▶ **EXERCISE GOAL**:
Skip pictures in the listing below; copy exactly the lines from the one with "Output the Python" through the one with "-1.43, -1.43, -1.35, -1.35, -1.15, -1.15, -0.95]", inclusive.

▶ **INPUT RECORDS**:
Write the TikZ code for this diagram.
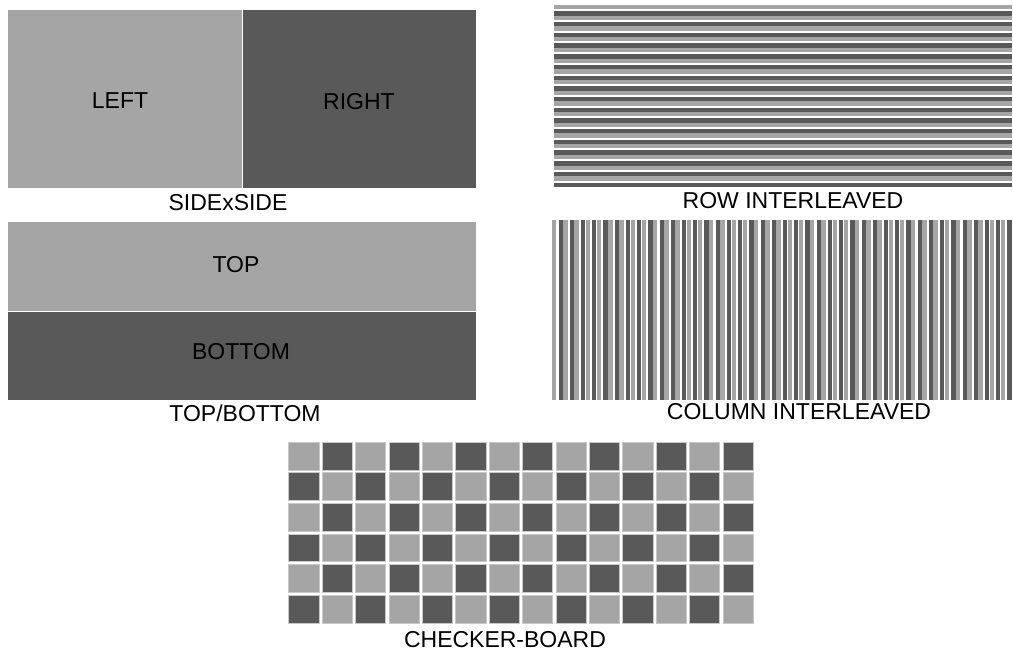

---

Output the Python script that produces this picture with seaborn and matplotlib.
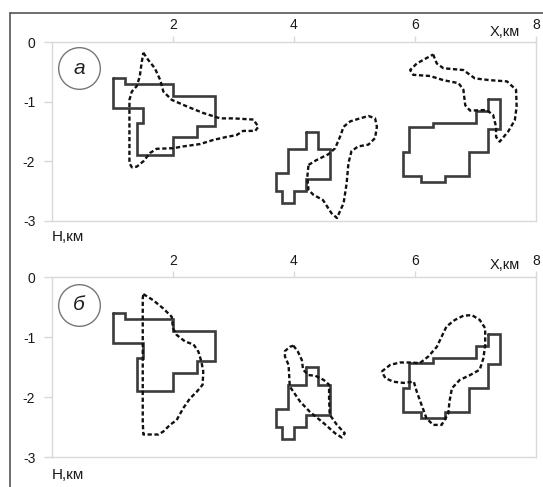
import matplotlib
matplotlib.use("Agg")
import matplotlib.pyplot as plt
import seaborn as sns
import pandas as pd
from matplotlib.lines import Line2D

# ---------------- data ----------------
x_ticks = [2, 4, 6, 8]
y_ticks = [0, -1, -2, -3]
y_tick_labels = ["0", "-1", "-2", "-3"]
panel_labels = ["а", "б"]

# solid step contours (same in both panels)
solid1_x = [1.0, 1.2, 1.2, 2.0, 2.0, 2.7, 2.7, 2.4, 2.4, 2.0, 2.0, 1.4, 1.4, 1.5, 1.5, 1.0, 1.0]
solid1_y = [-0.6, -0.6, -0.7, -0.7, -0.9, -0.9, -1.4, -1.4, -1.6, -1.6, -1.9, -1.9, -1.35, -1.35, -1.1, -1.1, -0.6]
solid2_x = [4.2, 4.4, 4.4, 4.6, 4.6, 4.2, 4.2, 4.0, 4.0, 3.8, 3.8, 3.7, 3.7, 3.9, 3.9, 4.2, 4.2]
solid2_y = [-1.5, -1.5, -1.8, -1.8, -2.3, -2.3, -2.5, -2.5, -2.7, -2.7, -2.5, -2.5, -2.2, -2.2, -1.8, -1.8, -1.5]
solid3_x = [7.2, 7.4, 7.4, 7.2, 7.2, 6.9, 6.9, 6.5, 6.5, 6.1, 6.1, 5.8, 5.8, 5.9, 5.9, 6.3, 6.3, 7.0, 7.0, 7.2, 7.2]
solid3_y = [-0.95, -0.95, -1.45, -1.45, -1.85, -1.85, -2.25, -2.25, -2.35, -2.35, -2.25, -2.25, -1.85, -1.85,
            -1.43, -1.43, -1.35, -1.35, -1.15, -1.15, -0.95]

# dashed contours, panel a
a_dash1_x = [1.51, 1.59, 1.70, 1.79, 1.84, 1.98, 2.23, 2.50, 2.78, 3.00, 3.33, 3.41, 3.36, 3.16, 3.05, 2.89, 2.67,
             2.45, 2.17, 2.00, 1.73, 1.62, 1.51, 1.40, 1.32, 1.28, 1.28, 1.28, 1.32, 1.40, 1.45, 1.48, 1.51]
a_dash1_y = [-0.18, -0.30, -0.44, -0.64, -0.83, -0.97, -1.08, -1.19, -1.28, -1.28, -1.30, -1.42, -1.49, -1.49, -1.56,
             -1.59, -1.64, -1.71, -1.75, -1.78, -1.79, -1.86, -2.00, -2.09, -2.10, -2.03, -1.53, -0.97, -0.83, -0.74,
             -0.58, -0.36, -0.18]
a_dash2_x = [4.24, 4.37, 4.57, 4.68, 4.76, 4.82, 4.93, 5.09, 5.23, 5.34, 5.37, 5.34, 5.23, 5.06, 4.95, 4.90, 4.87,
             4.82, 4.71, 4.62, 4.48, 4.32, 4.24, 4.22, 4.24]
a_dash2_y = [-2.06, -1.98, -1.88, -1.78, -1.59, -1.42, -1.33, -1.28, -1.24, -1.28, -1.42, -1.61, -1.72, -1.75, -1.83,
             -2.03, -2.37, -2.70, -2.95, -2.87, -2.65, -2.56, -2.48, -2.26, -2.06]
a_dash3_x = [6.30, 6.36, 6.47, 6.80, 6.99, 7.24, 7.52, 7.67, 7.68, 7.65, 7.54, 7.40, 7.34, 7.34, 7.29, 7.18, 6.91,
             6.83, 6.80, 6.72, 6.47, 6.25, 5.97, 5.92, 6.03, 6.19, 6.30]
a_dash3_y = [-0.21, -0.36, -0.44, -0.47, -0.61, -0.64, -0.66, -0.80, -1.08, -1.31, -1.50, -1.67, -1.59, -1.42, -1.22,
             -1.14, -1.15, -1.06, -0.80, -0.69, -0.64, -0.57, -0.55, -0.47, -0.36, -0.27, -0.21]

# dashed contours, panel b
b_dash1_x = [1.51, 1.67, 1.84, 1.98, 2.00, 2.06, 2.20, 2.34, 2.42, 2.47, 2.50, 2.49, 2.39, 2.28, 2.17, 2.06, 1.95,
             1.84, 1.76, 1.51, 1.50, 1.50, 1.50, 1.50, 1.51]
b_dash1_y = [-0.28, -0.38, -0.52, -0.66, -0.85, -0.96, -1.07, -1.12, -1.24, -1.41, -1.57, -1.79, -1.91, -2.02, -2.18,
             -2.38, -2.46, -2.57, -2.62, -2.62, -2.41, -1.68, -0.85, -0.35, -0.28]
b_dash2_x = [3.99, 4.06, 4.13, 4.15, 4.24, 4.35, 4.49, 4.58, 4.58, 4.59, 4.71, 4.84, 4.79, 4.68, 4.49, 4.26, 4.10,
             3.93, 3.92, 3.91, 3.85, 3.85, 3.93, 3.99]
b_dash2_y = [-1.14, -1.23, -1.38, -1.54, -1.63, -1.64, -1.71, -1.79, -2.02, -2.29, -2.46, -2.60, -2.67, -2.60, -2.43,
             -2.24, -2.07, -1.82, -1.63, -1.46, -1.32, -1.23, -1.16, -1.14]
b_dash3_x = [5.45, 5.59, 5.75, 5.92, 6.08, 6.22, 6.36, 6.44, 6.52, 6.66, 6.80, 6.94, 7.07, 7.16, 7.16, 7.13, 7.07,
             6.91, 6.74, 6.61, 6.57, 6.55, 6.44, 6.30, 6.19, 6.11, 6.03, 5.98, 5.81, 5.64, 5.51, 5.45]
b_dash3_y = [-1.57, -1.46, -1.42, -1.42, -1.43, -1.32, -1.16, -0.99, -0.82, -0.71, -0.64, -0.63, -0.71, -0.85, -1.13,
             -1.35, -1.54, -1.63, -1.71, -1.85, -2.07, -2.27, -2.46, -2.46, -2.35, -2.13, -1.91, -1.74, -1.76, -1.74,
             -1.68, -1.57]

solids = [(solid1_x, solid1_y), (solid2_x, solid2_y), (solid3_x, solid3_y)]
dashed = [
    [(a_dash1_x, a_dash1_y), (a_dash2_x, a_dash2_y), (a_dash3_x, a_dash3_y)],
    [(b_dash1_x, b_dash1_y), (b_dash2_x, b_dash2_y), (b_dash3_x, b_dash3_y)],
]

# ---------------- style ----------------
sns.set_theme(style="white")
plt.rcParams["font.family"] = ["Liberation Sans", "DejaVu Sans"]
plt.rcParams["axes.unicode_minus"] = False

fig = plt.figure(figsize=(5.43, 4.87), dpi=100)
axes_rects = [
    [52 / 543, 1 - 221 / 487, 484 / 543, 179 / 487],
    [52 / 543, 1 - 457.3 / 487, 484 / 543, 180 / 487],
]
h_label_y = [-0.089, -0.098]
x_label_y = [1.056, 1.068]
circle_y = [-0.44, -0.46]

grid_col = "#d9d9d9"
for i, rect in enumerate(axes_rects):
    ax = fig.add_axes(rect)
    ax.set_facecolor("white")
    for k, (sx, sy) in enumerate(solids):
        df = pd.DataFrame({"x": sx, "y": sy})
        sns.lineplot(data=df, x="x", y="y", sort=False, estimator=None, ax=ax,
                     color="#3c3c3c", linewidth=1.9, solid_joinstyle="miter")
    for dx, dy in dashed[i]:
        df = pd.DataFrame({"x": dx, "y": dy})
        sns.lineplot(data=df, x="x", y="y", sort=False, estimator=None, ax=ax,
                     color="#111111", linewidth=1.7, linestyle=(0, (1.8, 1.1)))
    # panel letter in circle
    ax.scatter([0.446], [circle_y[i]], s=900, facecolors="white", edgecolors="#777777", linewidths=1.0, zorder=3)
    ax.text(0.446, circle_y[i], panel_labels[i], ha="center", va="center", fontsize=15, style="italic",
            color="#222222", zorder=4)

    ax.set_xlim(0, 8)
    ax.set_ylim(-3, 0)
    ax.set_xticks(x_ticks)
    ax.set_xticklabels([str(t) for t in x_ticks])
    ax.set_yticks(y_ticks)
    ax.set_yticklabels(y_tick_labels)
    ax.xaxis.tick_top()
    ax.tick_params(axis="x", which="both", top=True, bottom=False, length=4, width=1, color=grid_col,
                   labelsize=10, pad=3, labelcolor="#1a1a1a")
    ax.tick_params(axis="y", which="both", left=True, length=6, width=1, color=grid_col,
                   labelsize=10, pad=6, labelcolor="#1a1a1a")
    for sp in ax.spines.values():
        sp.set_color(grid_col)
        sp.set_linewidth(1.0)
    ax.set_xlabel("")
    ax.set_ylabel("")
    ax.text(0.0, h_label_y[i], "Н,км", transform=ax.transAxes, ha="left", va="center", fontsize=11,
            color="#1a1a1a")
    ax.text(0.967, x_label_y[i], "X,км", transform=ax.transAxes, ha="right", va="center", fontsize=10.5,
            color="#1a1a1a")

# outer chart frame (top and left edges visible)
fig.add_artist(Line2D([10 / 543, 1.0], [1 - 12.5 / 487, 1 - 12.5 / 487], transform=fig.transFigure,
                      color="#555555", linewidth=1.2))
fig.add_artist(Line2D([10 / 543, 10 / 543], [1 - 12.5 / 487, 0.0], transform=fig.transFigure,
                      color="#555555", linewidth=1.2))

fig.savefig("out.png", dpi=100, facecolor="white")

---

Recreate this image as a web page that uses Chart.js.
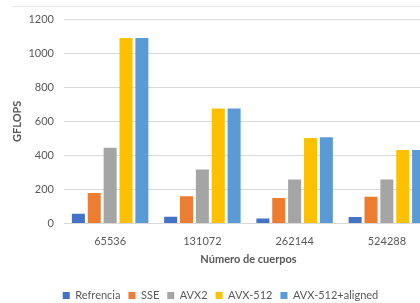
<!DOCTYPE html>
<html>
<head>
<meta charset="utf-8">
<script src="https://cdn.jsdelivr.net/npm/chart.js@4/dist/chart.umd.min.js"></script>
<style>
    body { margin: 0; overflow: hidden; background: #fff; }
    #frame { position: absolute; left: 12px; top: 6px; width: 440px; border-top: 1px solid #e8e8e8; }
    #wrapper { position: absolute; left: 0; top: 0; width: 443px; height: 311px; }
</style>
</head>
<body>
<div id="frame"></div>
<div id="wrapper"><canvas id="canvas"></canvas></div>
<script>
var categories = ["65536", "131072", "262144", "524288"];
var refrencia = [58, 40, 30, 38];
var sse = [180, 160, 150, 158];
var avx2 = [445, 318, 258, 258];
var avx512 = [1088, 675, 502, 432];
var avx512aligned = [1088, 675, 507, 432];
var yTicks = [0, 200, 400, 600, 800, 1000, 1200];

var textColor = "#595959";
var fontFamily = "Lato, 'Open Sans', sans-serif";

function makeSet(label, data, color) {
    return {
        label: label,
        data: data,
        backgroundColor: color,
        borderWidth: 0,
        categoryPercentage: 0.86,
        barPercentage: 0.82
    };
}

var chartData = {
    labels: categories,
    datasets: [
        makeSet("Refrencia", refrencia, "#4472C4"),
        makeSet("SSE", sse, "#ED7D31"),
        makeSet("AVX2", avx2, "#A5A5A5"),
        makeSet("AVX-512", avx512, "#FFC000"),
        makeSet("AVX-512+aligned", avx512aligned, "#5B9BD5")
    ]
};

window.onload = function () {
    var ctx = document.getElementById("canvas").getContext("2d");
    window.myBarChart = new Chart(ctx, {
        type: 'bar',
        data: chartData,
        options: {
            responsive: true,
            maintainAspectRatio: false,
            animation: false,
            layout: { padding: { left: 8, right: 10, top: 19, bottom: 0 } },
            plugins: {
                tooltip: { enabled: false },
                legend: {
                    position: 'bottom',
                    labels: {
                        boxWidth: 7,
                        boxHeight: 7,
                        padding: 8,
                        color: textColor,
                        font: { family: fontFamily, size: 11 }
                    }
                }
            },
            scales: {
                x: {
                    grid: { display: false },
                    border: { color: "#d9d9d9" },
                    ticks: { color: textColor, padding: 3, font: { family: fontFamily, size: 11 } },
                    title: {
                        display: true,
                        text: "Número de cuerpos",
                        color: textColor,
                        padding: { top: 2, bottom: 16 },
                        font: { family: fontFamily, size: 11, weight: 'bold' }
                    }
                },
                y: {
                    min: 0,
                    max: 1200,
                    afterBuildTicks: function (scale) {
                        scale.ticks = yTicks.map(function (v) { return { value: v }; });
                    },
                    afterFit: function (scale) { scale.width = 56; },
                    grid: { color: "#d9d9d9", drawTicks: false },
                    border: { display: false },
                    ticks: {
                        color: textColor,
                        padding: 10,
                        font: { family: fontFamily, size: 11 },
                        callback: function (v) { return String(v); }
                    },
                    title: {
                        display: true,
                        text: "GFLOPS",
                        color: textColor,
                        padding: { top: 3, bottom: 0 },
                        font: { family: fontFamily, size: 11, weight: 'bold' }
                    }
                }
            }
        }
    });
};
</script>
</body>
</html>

▶ **EXERCISE ANSWER**:
Output the Python script that produces this picture with seaborn and matplotlib.
import matplotlib
matplotlib.use("Agg")
import matplotlib.pyplot as plt
import seaborn as sns
import pandas as pd
from matplotlib.lines import Line2D

# ---------------- data ----------------
x_ticks = [2, 4, 6, 8]
y_ticks = [0, -1, -2, -3]
y_tick_labels = ["0", "-1", "-2", "-3"]
panel_labels = ["а", "б"]

# solid step contours (same in both panels)
solid1_x = [1.0, 1.2, 1.2, 2.0, 2.0, 2.7, 2.7, 2.4, 2.4, 2.0, 2.0, 1.4, 1.4, 1.5, 1.5, 1.0, 1.0]
solid1_y = [-0.6, -0.6, -0.7, -0.7, -0.9, -0.9, -1.4, -1.4, -1.6, -1.6, -1.9, -1.9, -1.35, -1.35, -1.1, -1.1, -0.6]
solid2_x = [4.2, 4.4, 4.4, 4.6, 4.6, 4.2, 4.2, 4.0, 4.0, 3.8, 3.8, 3.7, 3.7, 3.9, 3.9, 4.2, 4.2]
solid2_y = [-1.5, -1.5, -1.8, -1.8, -2.3, -2.3, -2.5, -2.5, -2.7, -2.7, -2.5, -2.5, -2.2, -2.2, -1.8, -1.8, -1.5]
solid3_x = [7.2, 7.4, 7.4, 7.2, 7.2, 6.9, 6.9, 6.5, 6.5, 6.1, 6.1, 5.8, 5.8, 5.9, 5.9, 6.3, 6.3, 7.0, 7.0, 7.2, 7.2]
solid3_y = [-0.95, -0.95, -1.45, -1.45, -1.85, -1.85, -2.25, -2.25, -2.35, -2.35, -2.25, -2.25, -1.85, -1.85,
            -1.43, -1.43, -1.35, -1.35, -1.15, -1.15, -0.95]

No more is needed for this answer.